Leoš Janácek (1854–1928) was one of the most original operatic composers of the early 20th century. A late developer, he was fifty when he completed his first mature opera, Jenufa, and wrote much of his greatest music in his final decade. 

Janácek was born in the village of Hukvaldy in Northern Moravia (now part of the Czech Republic). At the age of 11 he became a chorister at the Augustinian Monastery in Brno. He went on to further studies at the Prague Organ School, the Leipzig and Vienna conservatories, and the Czech Teachers’ Institute in Brno. For many years he worked as a teacher in Brno, including as Director of the Brno Organ School (1881–1919), and conducted choral societies, for which he wrote his first compositions. Janácek decided to write operas after reviewing opera productions in Brno for the musical journal Hudební listy (which he founded). However, for years he had limited success. His first opera, Šárka (1887) remained unperformed for decades, his second, The Beginning of a Romance (1894) made little impression, his fourth, Osud (Destiny, 1904) was declared un-performable, and his comic The Excursions of Mr Broucek underwent numerous libretto-related crises. His third opera, Jenufa, was a local triumph at its Brno premiere (1904) but it took more than a decade, and an ardent campaign by Janácek’s admirers, to get it performed at Prague’s National Theatre. Fortunately, the 1916 Prague premiere was an enormous success; Janácek secured a contract with Universal Edition in Vienna, and began to be known outside the Czech Republic.

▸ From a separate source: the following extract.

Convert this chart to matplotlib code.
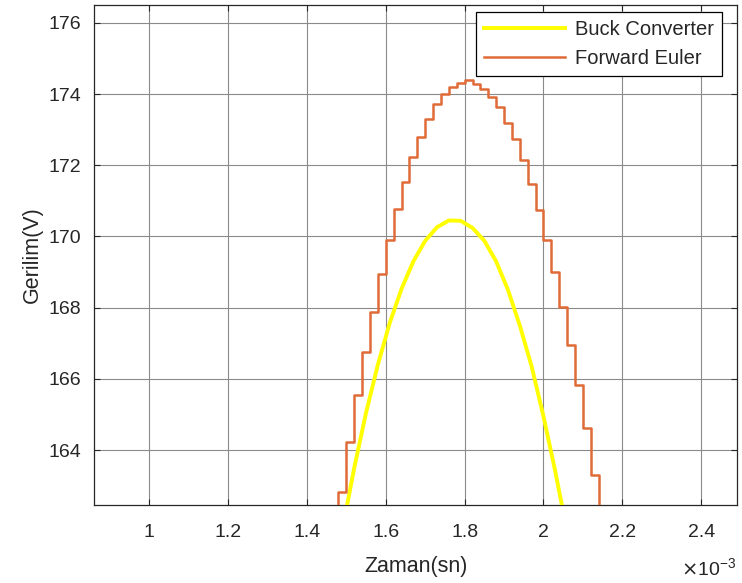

Janácek’s last years, from 1920 to 1928, were amazingly fertile: along with two string quarters, the Sinfonietta and the Glagolitic Mass, he wrote four remarkable operas: Kát’a Kabanová (1921), The Cunning Little Vixen (1924), The Makropulos Case (1926) and From the House of the Dead (1930, performed posthumously). All four were in part inspired by his passion for Kamila Stösslová, a married woman nearly forty years his junior. 

Janácek’s operas are particularly known for their distinctive use of Moravian and Slavic folk music, episodes of intense lyricism, striking orchestration and for the composer’s imitation of speech patterns in melody. Like Puccini’s operas, they are also notable for their dramatic power and concision.